Forward by Justin Hartford
Sometimes, hearing about what someone else has experienced is not easy to stomach. This PigTale, submitted by a girl named Tierney, was that way for me for a few reasons. For starters, this is a story about someone who left the faith that I profess and believe in my heart to be truth. Reading this instantly puts me in a place where I have to pick a side and possibly even get defensive about my own beliefs. That is not very comfortable.
I am also aware that ChristianPig's current audience is primarily comprised of Christians that may get offended by the sentiments and the language used by the author. Part of me is worried about what might happen after sharing such a publication to such an audience. What might happen to our viewership or to our image? Regardless, we will stay true to our mission. This is not a website solely focused on conservative Christianity in the same way this is not a website centered around leaving Christianity. If we want to truly represent a multitude of perspectives, one like this would naturally come up, and we would be liars if we chose to hide it.
A quick note to Christians:
This is an opportunity for you and me to actually live out what we say we believe in. Whether or not you can relate with the part of Christianity that Tierney talks about, evaluate your own heart and remember Jesus before making decisions to lash out defensively. I may be puffing this up unnecessarily, but I know that our first reaction is to cling to our tribe and reject outsiders like a bunch of baboons. No dung slinging ya bunch of animals. Play nice. Smiley face.
Hi there. My name is Tierney. Chances are we have no clue about the existence of one another until now and that's the cool thing about being alive. It's not just you. This brings me to this writing which is about the time I first realized I wasn't going to be a Christian anymore.
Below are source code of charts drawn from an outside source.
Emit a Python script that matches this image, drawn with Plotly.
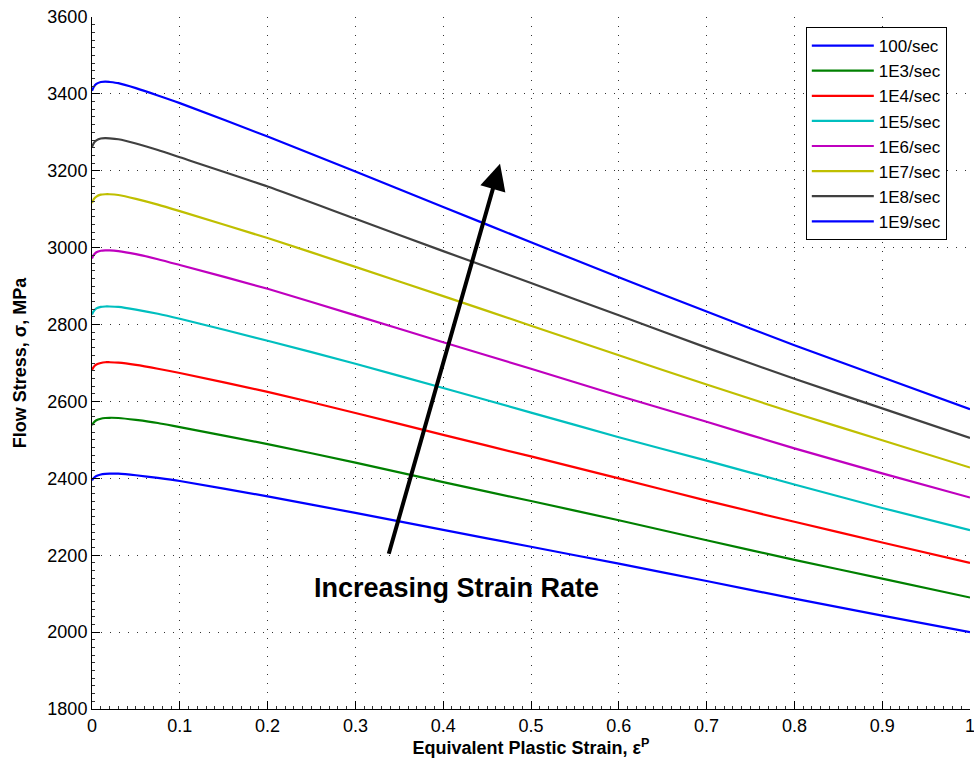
import plotly.graph_objects as go

strain = [0, 0.002, 0.005, 0.01, 0.015, 0.02, 0.03, 0.05, 0.075,
          0.1, 0.2, 0.3, 0.4, 0.5, 0.6, 0.7, 0.8, 0.9, 1.0]

rate_labels = ["100/sec", "1E3/sec", "1E4/sec", "1E5/sec",
               "1E6/sec", "1E7/sec", "1E8/sec", "1E9/sec"]

stress_100 = [2395, 2401, 2406, 2410, 2411.5, 2412, 2412, 2408, 2401,
              2393, 2353, 2310, 2266, 2222, 2178, 2133, 2087, 2043, 2000]
stress_1e3 = [2538, 2545, 2551, 2555, 2557, 2557.5, 2557, 2552, 2544,
              2533, 2489, 2441, 2390, 2341, 2291, 2239, 2188, 2139, 2090]
stress_1e4 = [2682, 2690, 2696, 2700, 2702, 2702, 2701, 2695, 2685,
              2674, 2625, 2570, 2513, 2457, 2400, 2342, 2287, 2233, 2180]
stress_1e5 = [2826, 2835, 2842, 2846, 2847, 2847, 2846, 2839, 2828,
              2815, 2758, 2698, 2635, 2571, 2507, 2446, 2384, 2323, 2265]
stress_1e6 = [2972, 2981, 2988, 2992, 2993, 2993, 2991, 2983, 2970,
              2955, 2893, 2824, 2754, 2685, 2615, 2547, 2478, 2413, 2350]
stress_1e7 = [3116, 3126, 3133, 3138, 3139, 3139, 3137, 3127, 3112,
              3095, 3025, 2950, 2874, 2797, 2720, 2644, 2570, 2499, 2428]
stress_1e8 = [3262, 3272, 3279, 3284, 3285, 3284.5, 3282, 3271, 3254,
              3235, 3159, 3075, 2991, 2908, 2824, 2740, 2659, 2582, 2505]
stress_1e9 = [3408, 3418, 3426, 3431, 3432, 3431, 3428, 3415, 3396,
              3376, 3289, 3198, 3106, 3014, 2923, 2834, 2746, 2663, 2580]

series = [stress_100, stress_1e3, stress_1e4, stress_1e5,
          stress_1e6, stress_1e7, stress_1e8, stress_1e9]
colors = ["#0000ff", "#008000", "#ff0000", "#00bfbf",
          "#bf00bf", "#bfbf00", "#404040", "#0000ff"]

x_ticks = [0, 0.1, 0.2, 0.3, 0.4, 0.5, 0.6, 0.7, 0.8, 0.9, 1]
x_tick_text = ["0", "0.1", "0.2", "0.3", "0.4", "0.5", "0.6", "0.7", "0.8", "0.9", "1"]
y_ticks = [1800, 2000, 2200, 2400, 2600, 2800, 3000, 3200, 3400, 3600]

arrow_start = (0.3375, 2200)
arrow_end = (0.4647, 3218)
label_pos = (0.415, 2114)

FONT = "Liberation Sans, Arial, Helvetica, sans-serif"

fig = go.Figure()
for name, ys, c in zip(rate_labels, series, colors):
    fig.add_trace(go.Scatter(x=strain, y=ys, mode="lines", name=name,
                             line=dict(color=c, width=2.2, shape="spline", smoothing=0.6)))

grid_dash = "1px,8px"
fig.update_xaxes(range=[0, 1], tickvals=x_ticks, ticktext=x_tick_text,
                 automargin=False, ticklabeloverflow="allow",
                 showgrid=True, gridcolor="#333", gridwidth=1, griddash=grid_dash,
                 zeroline=False, showline=True, linecolor="black", linewidth=1,
                 ticks="inside", ticklen=8, tickcolor="black",
                 minor=dict(dtick=0.01, ticks="inside", ticklen=3, tickcolor="#333", showgrid=False),
                 tickfont=dict(family=FONT, size=18, color="black"),
                 title=dict(text="<b>Equivalent Plastic Strain, ε<sup>P</sup></b>",
                            font=dict(family=FONT, size=18, color="black"), standoff=4))
fig.update_yaxes(range=[1800, 3600], tickvals=y_ticks,
                 automargin=False, ticklabeloverflow="allow",
                 showgrid=True, gridcolor="#333", gridwidth=1, griddash=grid_dash,
                 zeroline=False, showline=True, linecolor="black", linewidth=1,
                 ticks="inside", ticklen=8, tickcolor="black",
                 minor=dict(dtick=20, ticks="inside", ticklen=3, tickcolor="#333", showgrid=False),
                 tickfont=dict(family=FONT, size=18, color="black"),
                 title=dict(text="<b>Flow Stress, σ, MPa</b>",
                            font=dict(family=FONT, size=18, color="black"), standoff=16))

fig.add_annotation(x=arrow_end[0], y=arrow_end[1], ax=arrow_start[0], ay=arrow_start[1],
                   xref="x", yref="y", axref="x", ayref="y", text="",
                   showarrow=True, arrowhead=2, arrowsize=1.3, arrowwidth=4, arrowcolor="black")
fig.add_annotation(x=label_pos[0], y=label_pos[1], xref="x", yref="y",
                   text="<b>Increasing Strain Rate</b>", showarrow=False,
                   font=dict(family=FONT, size=27, color="black"))

fig.update_layout(width=974, height=771,
                  margin=dict(l=92, r=4, t=17, b=62),
                  paper_bgcolor="white", plot_bgcolor="white",
                  showlegend=True,
                  legend=dict(x=0.813, y=0.9855, xanchor="left", yanchor="top",
                              bgcolor="white", bordercolor="black", borderwidth=1,
                              font=dict(family=FONT, size=17, color="black"),
                              itemwidth=62,
                              tracegroupgap=0))
fig.write_html("out.html", config={"displayModeBar": False},
               post_script="document.body.style.margin='0';document.body.style.padding='0';")
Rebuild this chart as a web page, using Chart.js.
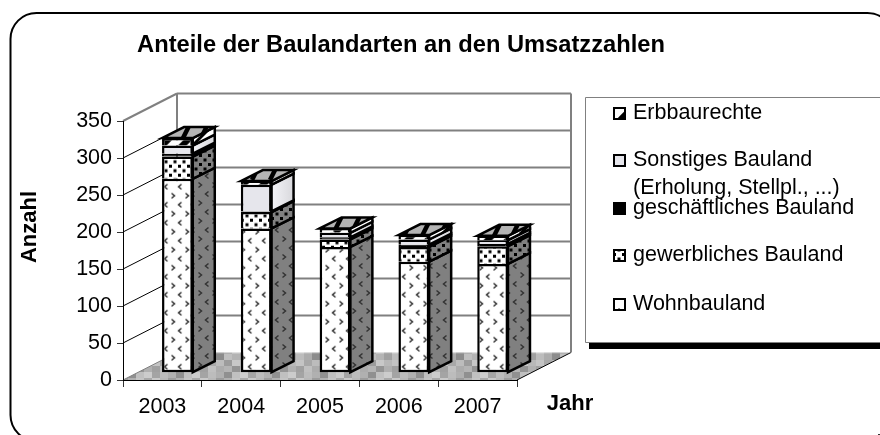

It was a couple weeks into my first semester of college. I hadn't really seen my first erect penis yet. Obviously, the best was yet to come. At this time, I was fresh off the boat from Masters Commission and man did I have a fire for God. If you've never heard of Masters Commission, it's a nine month discipleship program. Like the Peace Corps for Christians. You spend most of your day serving, learning, praying, walking around Dallas at 5am in below freezing temps playing a sick, sick knock off of the Amazing Race. You know, normal Jesus stuff. I learned so much about grace during my time in Masters. From watching a lot of people who are important to me be betrayed by a famous televangelist (Jim Bakker cough cough) and silently walk away without destroying him to watching a girl return from Christmas break pregnant and our Pastor sitting her on a chair and honoring her instead of condemning her. She finished out the year with us too. Those images of grace easily bring me to tears and will never escape me.
Back to my first semester.
I was singing on a worship team when I decided to run for Freshman Senator. A highly coveted bullshit position in student government that only 4 lucky freshman got to hold. Everyone was passing out candy. I thought to myself, "If I were a college student surrounded by absurd amounts of free pussy and dick, candy is the least of my wants." So I went to Walmart and bought hundreds of condoms. The good kind. Threw some magnums in there and some ribbed, for her pleasure, and non-latex for the losers who weren't gonna get laid anyways.
After my first day of passing out condoms and chanting "Vote for TBOMB, grab a CON-dom" between classes, I was immediately kicked off the worship team. The worship leader came to my dorm room with his bible, and had a short disagreement with me about not being of this world and kicked me off. A part of me knew this would happen. I remember praying about this before doing it, and feeling absolutely zero convictions about it.
I won one of the freshman senator spots, and gave the leftover condoms to some incredibly attractive frat guys who would later become some of my good friends. I would end up even wearing their letters one day. However, it was in this moment I realized a couple of things. I first realized my personal relationship with God doesn't align with standard American Christianity. This broke my heart a bit. A lot of who I was at the time was built around community with other believers. However, being that I hadn't seen my first real live erect penis yet, I still had so much life to experience, as well as experiences with other people and how they live their lives. All those experiences would shape me into the person I am now. At the time, it felt like the worst place to be spiritually, emotionally, and physically.
I also realized standard American Christianity doesn't care about people, they care about what people do. There's always the argument of "I disagree or I don't condone it, but I still love them". I find that incredibly annoying. Love is the only thing you're called to do. It should always start and end there. The more I began to disagree with a lot of fundamental standard American Christianity beliefs, the more I moved further and further away from Christianity as a whole.
The best thing that did come from this is that for the absolute first time, I realized the true beauty in being vulnerable. I never would have developed those friendships, or won freshman senator, or had a dope story to blog about if I wouldn't have bought those condoms. See, condoms do change lives.
Thanks for reading and remember to always practice safe sex. Except if you're by yourself. In that case - go nuts.